As demand for mineral resources rises, mining companies are under increasing pressure from governments and stakeholders to operate in a sustainable manner.
“Commodity prices are low, and when commodity prices are low mines don’t want to invest in anything new,” Peter Asmus told AFKInsider.
But according to a Dec.15 report from Ernst and Young, price volatility, productivity and access to capital are weighing heavily on mining executives going into 2015. From Jan. 1 through Dec. 1, commodity prices have fallen dramatically, with iron ore down 47 percent, thermal coal down 25 percent and copper down 12 percent.
Nevertheless, as solar and wind prices have fallen dramatically in recent years, mining companies like Barrick Gold, Rio Tinto and Glencore have recognized renewable energy as an economically attractive respond to increasing energy costs, especially at remote mining sites.
Diesel electric generators has always been the power source of choice in remote mining regions, but increase costs of fuel and transportation of the fuel has impacted the bottom line of these mining sites where energy amounts to an estimated 30 percent of operational costs.
Replacing or supplementing those costly generators with renewable power is attractive since it is estimated that wind and solar energy is roughly 70 percent less expensive than electricity from diesel – even though the precise amount of diesel fuel consumed is not often disclosed.
“It’s very difficult to get data,” Asmus told AFKInsider. “Mines don’t like to talk to anybody; they’re worried about someone scrutinizing how they’re treating their employees, their pollution levels.”
Even African mining operations with power grid-connections are dealing with the uncertain energy supplies due to regulatory changes and price increases and are looking to lock in long-term fixed electricity prices and supplies.
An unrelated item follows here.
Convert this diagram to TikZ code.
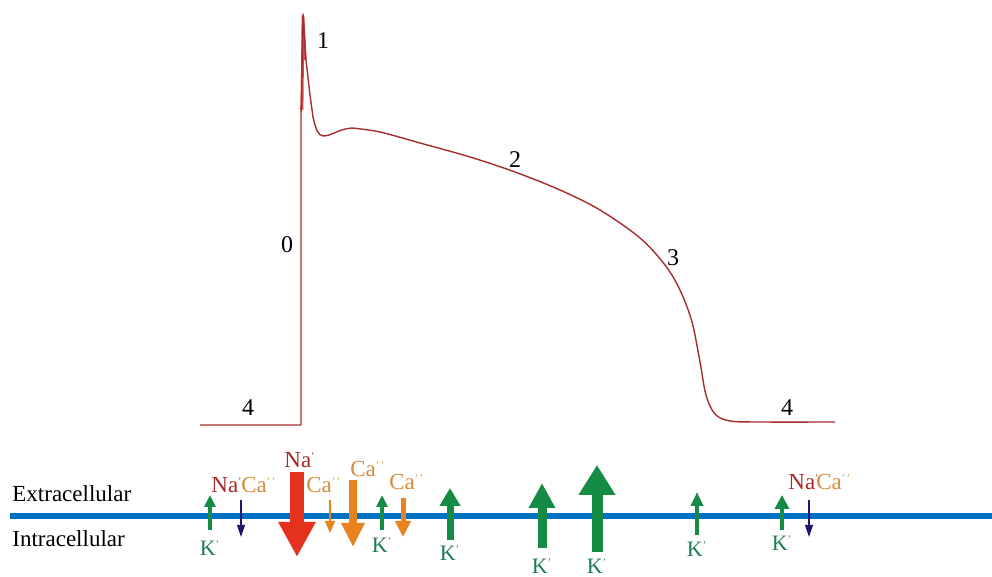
\documentclass[tikz,border=0pt]{standalone}
\usepackage{fontspec}
\setmainfont{Liberation Serif}
\usetikzlibrary{arrows.meta}
\definecolor{cTrace}{RGB}{165,45,45}
\definecolor{cSpike}{RGB}{215,70,70}
\definecolor{cMembrane}{RGB}{0,112,192}
\definecolor{cGreen}{RGB}{20,140,70}
\definecolor{cKtext}{RGB}{30,125,80}
\definecolor{cRed}{RGB}{228,50,30}
\definecolor{cNatext}{RGB}{170,40,40}
\definecolor{cOrange}{RGB}{232,130,30}
\definecolor{cCatext}{RGB}{212,140,60}
\definecolor{cNavy}{RGB}{40,20,110}
\tikzset{
  %% action potential trace
  trace/.style={draw=cTrace, line width=0.7pt, line join=round},
  phaselabel/.style={font=\fontsize{12}{12}\selectfont, inner sep=0pt},
  sidelabel/.style={font=\fontsize{11.5}{11.5}\selectfont, inner sep=0pt, anchor=base west},
  %% ion labels
  ionlabel/.style={font=\fontsize{11.5}{11.5}\selectfont, inner sep=0pt, anchor=base west},
  nalabel/.style={ionlabel, text=cNatext},
  calabel/.style={ionlabel, text=cCatext},
  klabel/.style={font=\fontsize{11}{11}\selectfont, inner sep=0pt, text=cKtext},
  %% ion flux arrows
  flux/.style n args={3}{line width=#1, -{Triangle[width=#2, length=#3]}},
  membrane/.style={draw=cMembrane, line width=3pt},
}
\newcommand{\sing}{\textsuperscript{\tiny'}}
\newcommand{\dbl}{\textsuperscript{\tiny'\,'}}

\begin{document}
\begin{tikzpicture}[x=0.5pt, y=-0.5pt]
\useasboundingbox (0,0) rectangle (992,577);

%% ----- action potential -----
\draw[cSpike, line width=1.4pt] (302,110) -- (303,16) -- (305,60);
\draw[trace] (200,425) -- (301,425) -- (301,115) -- (303,14) -- (306,60)
  -- (310,95) -- (313,117) .. controls (316,130) and (318,135) .. (323,136)
  .. controls (332,136) and (338,129) .. (352,128);
\draw[trace] plot[smooth, tension=0.55] coordinates {
  (352,128) (380,132) (420,143) (470,157) (515,172) (560,190) (600,210)
  (640,238) (665,265) (680,290) (692,322) (700,362) (706,395) (715,414)
  (730,421) (760,422) (835,422)};

%% ----- phase numbers -----
\node[phaselabel] (ph0)  at (287,245) {0};
\node[phaselabel] (ph1)  at (323,41)  {1};
\node[phaselabel] (ph2)  at (515,160) {2};
\node[phaselabel] (ph3)  at (673,258) {3};
\node[phaselabel] (ph4a) at (248,408) {4};
\node[phaselabel] (ph4b) at (787,408) {4};

%% ----- membrane -----
\draw[membrane] (10,516) -- (992,516);
\node[sidelabel] (extra) at (12,502) {Extracellular};
\node[sidelabel] (intra) at (12,546) {Intracellular};

%% ----- K+ outward currents -----
\foreach \x/\yb/\yt/\w/\hw/\hl/\ly in {
    210/530/495/1.6pt/5.5pt/6pt/548,
    382/530/495/1.6pt/5.5pt/6pt/545,
    450/540/488/3.5pt/10pt/9pt/553,
    542/548/483/4.5pt/12.5pt/12.5pt/566,
    597/552/465/5.5pt/17.5pt/15pt/566,
    697/535/492/2pt/6pt/7pt/549,
    782/530/495/2pt/7pt/7pt/543} {
  \draw[flux={\w}{\hw}{\hl}, cGreen] (\x,\yb) -- (\x,\yt);
  \node[klabel] (K\x) at (\x,\ly) {K\sing};
}

%% ----- Na+ / Ca2+ inward currents -----
\draw[flux={0.6pt}{4pt}{6pt}, cNavy]     (241,500) -- (241,537);
\draw[flux={0.6pt}{4pt}{6pt}, cNavy]     (809,500) -- (809,537);
\draw[flux={7pt}{17.5pt}{17.5pt}, cRed]  (297,472) -- (297,557);
\draw[flux={0.8pt}{5pt}{6pt}, cOrange]   (330,500) -- (330,533);
\draw[flux={4pt}{11pt}{12pt}, cOrange]   (353,480) -- (353,547);
\draw[flux={2.5pt}{7.5pt}{8pt}, cOrange] (403,498) -- (403,537);

\node[nalabel] (NaA) at (211,493) {Na\sing};
\node[calabel] (CaA) at (241,493) {Ca\dbl};
\node[nalabel] (NaB) at (284,468) {Na\sing};
\node[calabel] (CaB) at (306,493) {Ca\dbl};
\node[calabel] (CaC) at (350,477) {Ca\dbl};
\node[calabel] (CaD) at (389,490) {Ca\dbl};
\node[nalabel] (NaC) at (788,490) {Na\sing};
\node[calabel] (CaE) at (816,490) {Ca\dbl};

\end{tikzpicture}
\end{document}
This is especially true in countries where the state-owned electric utility is a monopoly and mining firms don’t have any competitive options. The mining industry’s dependence on large amounts of energy can also be a significant drain on the fragile grid infrastructure in countries where mining represents the bulk of their gross domestic product, increasing the risk of power blackouts.
Remote mines are well suited for renewable power because they already enjoy the crucial land for small solar and wind turbine farms. But one holdup to financing is that the investment for solar or wind projects are normally made when a mine is being developed, which can take years before it is actually operation and needs the electricity.
One way around that large upfront expenditures on solar or wind is to do what residential and small businesses do: seek out developers that are willing to invest through rental or power purchase agreements that allow miners to pay for power over time.
Today, a growing number of solar companies and investors see the mining industry as an untapped market for new renewable rental and power purchase agreements.
And the rental model works nicely with the latest trend in the African market of solar-diesel-hybrid power plants, which combines the technologies of the existing diesel generators with “added-on” solar or wind power systems.
“And once you add solar to diesel, you’d probably need a more sophisticated control system,” Asmus told AFKInsider.
The Dec. 3 report, Solar-diesel-hybrid power plants at mines: Opportunities for external investors from Munich-based renewable industry consulting firm THEnergy lays out several solutions of mitigating the risk to external investors, including mounting solar panels on sub-structures to reduce the costs of dismantling the panels and reinstalling them at a different location.
An earlier March 2014 report, Sunshine for Mines: Implementing Renewable Energy for Off-Grid Operations, from Carbon War Room and the Johns Hopkins University School of Advanced International Studies notes the use of solar-diesel hybrid systems should be a key focus for “various industries where such systems can be used, and the solar industry itself, as these systems show the greatest potential for developing the market for solar energy technologies” and “generally increasing solar’s economic competitiveness in a global market.”